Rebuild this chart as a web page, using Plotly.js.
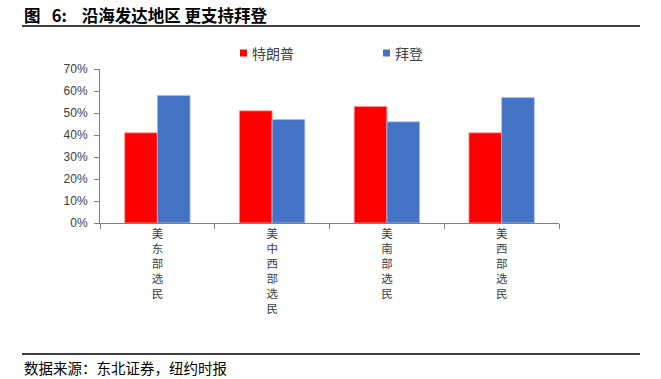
<!DOCTYPE html>
<html>
<head>
<meta charset="utf-8">
<script src="https://cdn.plot.ly/plotly-3.0.1.min.js"></script>
<style>
html,body{margin:0;padding:0;background:#fff;}
#chart{width:661px;height:379px;}
</style>
</head>
<body>
<div id="chart"></div>
<script>
const categories = ['美东部选民', '美中西部选民', '美南部选民', '美西部选民'];
const seriesNames = ['特朗普', '拜登'];
const trumpValues = [0.41, 0.51, 0.53, 0.41];
const bidenValues = [0.58, 0.47, 0.46, 0.57];
const yTickVals = [0, 0.1, 0.2, 0.3, 0.4, 0.5, 0.6, 0.7];
const yTickText = ['0%', '10%', '20%', '30%', '40%', '50%', '60%', '70%'];
const titleText = '图\u00a0\u00a0\u00a06:\u00a0\u00a0\u00a0\u00a0沿海发达地区\u00a0更支持拜登';
const sourceText = '数据来源：东北证券，纽约时报';

const colors = ['#FF0000', '#4472C4'];
const edgeColors = ['#FF9a9a', '#A8C0EC'];

const W = 661, H = 379;
const M = {l: 100, r: 102, t: 69, b: 156};
const PW = W - M.l - M.r, PH = H - M.t - M.b;
const px = x => (x - M.l) / PW;
const py = y => (H - M.b - y) / PH;

const traces = [trumpValues, bidenValues].map((vals, i) => ({
  type: 'bar',
  x: categories,
  y: vals,
  name: seriesNames[i],
  marker: {color: colors[i], line: {color: edgeColors[i], width: 0.8}},
  showlegend: false,
  hoverinfo: 'skip'
}));

const legendX = [240, 383];
const shapes = [
  {type: 'line', xref: 'paper', yref: 'paper', x0: px(22), x1: px(640), y0: py(26), y1: py(26), line: {color: '#000', width: 1.6}},
  {type: 'line', xref: 'paper', yref: 'paper', x0: px(22), x1: px(640), y0: py(354), y1: py(354), line: {color: '#000', width: 1.6}}
];
const annotations = [
  {xref: 'paper', yref: 'paper', x: px(22), y: py(15), xanchor: 'left', yanchor: 'middle', showarrow: false,
   text: '<b>' + titleText + '</b>', font: {family: 'Noto Sans CJK SC', size: 16.5, color: '#000'}},
  {xref: 'paper', yref: 'paper', x: px(22), y: py(367), xanchor: 'left', yanchor: 'middle', showarrow: false,
   text: sourceText, font: {family: 'Noto Sans CJK SC', size: 14.5, color: '#000'}}
];
seriesNames.forEach((n, i) => {
  shapes.push({type: 'rect', xref: 'paper', yref: 'paper', x0: px(legendX[i]), x1: px(legendX[i] + 7),
    y0: py(49.5), y1: py(56.5), fillcolor: colors[i], line: {width: 0}});
  annotations.push({xref: 'paper', yref: 'paper', x: px(legendX[i] + 10), y: py(53), xanchor: 'left', yanchor: 'middle',
    showarrow: false, text: n, font: {family: 'Noto Sans CJK SC', size: 14, color: '#404040'}});
});

const layout = {
  width: W, height: H,
  margin: M,
  paper_bgcolor: '#fff', plot_bgcolor: '#fff',
  barmode: 'group',
  bargap: 0.43,
  bargroupgap: 0,
  font: {family: 'Noto Sans CJK SC', color: '#404040'},
  xaxis: {
    type: 'category',
    tickvals: categories,
    ticktext: categories.map(c => c.split('').join('<br>')),
    tickangle: 0,
    tickson: 'boundaries',
    ticks: 'outside', ticklen: 5, tickcolor: '#808080', tickwidth: 1,
    showline: true, linecolor: '#808080', linewidth: 1,
    showgrid: false, zeroline: false,
    tickfont: {family: 'Noto Sans CJK SC', size: 11.5, color: '#404040'},
    fixedrange: true
  },
  yaxis: {
    range: [0, 0.7],
    tickvals: yTickVals, ticktext: yTickText,
    ticks: 'outside', ticklen: 5, tickcolor: '#808080', tickwidth: 1,
    ticklabelstandoff: 4,
    showline: true, linecolor: '#808080', linewidth: 1,
    showgrid: false, zeroline: false,
    tickfont: {family: 'Liberation Sans', size: 12, color: '#404040'},
    fixedrange: true
  },
  shapes: shapes,
  annotations: annotations
};

Plotly.newPlot('chart', traces, layout, {displayModeBar: false, staticPlot: true});
</script>
</body>
</html>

━━━━━━━━━━━━━━━━

WRITTEN PROBLEM: Transcribe the whole listing exactly. Pictures are excluded.

IN RESPONSE:
Rebuild this chart as a web page, using Plotly.js.
<!DOCTYPE html>
<html>
<head>
<meta charset="utf-8">
<script src="https://cdn.plot.ly/plotly-3.0.1.min.js"></script>
<style>
html,body{margin:0;padding:0;background:#fff;}
#chart{width:661px;height:379px;}
</style>
</head>
<body>
<div id="chart"></div>
<script>
const categories = ['美东部选民', '美中西部选民', '美南部选民', '美西部选民'];
const seriesNames = ['特朗普', '拜登'];
const trumpValues = [0.41, 0.51, 0.53, 0.41];
const bidenValues = [0.58, 0.47, 0.46, 0.57];
const yTickVals = [0, 0.1, 0.2, 0.3, 0.4, 0.5, 0.6, 0.7];
const yTickText = ['0%', '10%', '20%', '30%', '40%', '50%', '60%', '70%'];
const titleText = '图\u00a0\u00a0\u00a06:\u00a0\u00a0\u00a0\u00a0沿海发达地区\u00a0更支持拜登';
const sourceText = '数据来源：东北证券，纽约时报';

const colors = ['#FF0000', '#4472C4'];
const edgeColors = ['#FF9a9a', '#A8C0EC'];

const W = 661, H = 379;
const M = {l: 100, r: 102, t: 69, b: 156};
const PW = W - M.l - M.r, PH = H - M.t - M.b;
const px = x => (x - M.l) / PW;
const py = y => (H - M.b - y) / PH;

const traces = [trumpValues, bidenValues].map((vals, i) => ({
  type: 'bar',
  x: categories,
  y: vals,
  name: seriesNames[i],
  marker: {color: colors[i], line: {color: edgeColors[i], width: 0.8}},
  showlegend: false,
  hoverinfo: 'skip'
}));

const legendX = [240, 383];
const shapes = [
  {type: 'line', xref: 'paper', yref: 'paper', x0: px(22), x1: px(640), y0: py(26), y1: py(26), line: {color: '#000', width: 1.6}},
  {type: 'line', xref: 'paper', yref: 'paper', x0: px(22), x1: px(640), y0: py(354), y1: py(354), line: {color: '#000', width: 1.6}}
];
const annotations = [
  {xref: 'paper', yref: 'paper', x: px(22), y: py(15), xanchor: 'left', yanchor: 'middle', showarrow: false,
   text: '<b>' + titleText + '</b>', font: {family: 'Noto Sans CJK SC', size: 16.5, color: '#000'}},
  {xref: 'paper', yref: 'paper', x: px(22), y: py(367), xanchor: 'left', yanchor: 'middle', showarrow: false,
   text: sourceText, font: {family: 'Noto Sans CJK SC', size: 14.5, color: '#000'}}
];
seriesNames.forEach((n, i) => {
  shapes.push({type: 'rect', xref: 'paper', yref: 'paper', x0: px(legendX[i]), x1: px(legendX[i] + 7),
    y0: py(49.5), y1: py(56.5), fillcolor: colors[i], line: {width: 0}});
  annotations.push({xref: 'paper', yref: 'paper', x: px(legendX[i] + 10), y: py(53), xanchor: 'left', yanchor: 'middle',
    showarrow: false, text: n, font: {family: 'Noto Sans CJK SC', size: 14, color: '#404040'}});
});

const layout = {
  width: W, height: H,
  margin: M,
  paper_bgcolor: '#fff', plot_bgcolor: '#fff',
  barmode: 'group',
  bargap: 0.43,
  bargroupgap: 0,
  font: {family: 'Noto Sans CJK SC', color: '#404040'},
  xaxis: {
    type: 'category',
    tickvals: categories,
    ticktext: categories.map(c => c.split('').join('<br>')),
    tickangle: 0,
    tickson: 'boundaries',
    ticks: 'outside', ticklen: 5, tickcolor: '#808080', tickwidth: 1,
    showline: true, linecolor: '#808080', linewidth: 1,
    showgrid: false, zeroline: false,
    tickfont: {family: 'Noto Sans CJK SC', size: 11.5, color: '#404040'},
    fixedrange: true
  },
  yaxis: {
    range: [0, 0.7],
    tickvals: yTickVals, ticktext: yTickText,
    ticks: 'outside', ticklen: 5, tickcolor: '#808080', tickwidth: 1,
    ticklabelstandoff: 4,
    showline: true, linecolor: '#808080', linewidth: 1,
    showgrid: false, zeroline: false,
    tickfont: {family: 'Liberation Sans', size: 12, color: '#404040'},
    fixedrange: true
  },
  shapes: shapes,
  annotations: annotations
};

Plotly.newPlot('chart', traces, layout, {displayModeBar: false, staticPlot: true});
</script>
</body>
</html>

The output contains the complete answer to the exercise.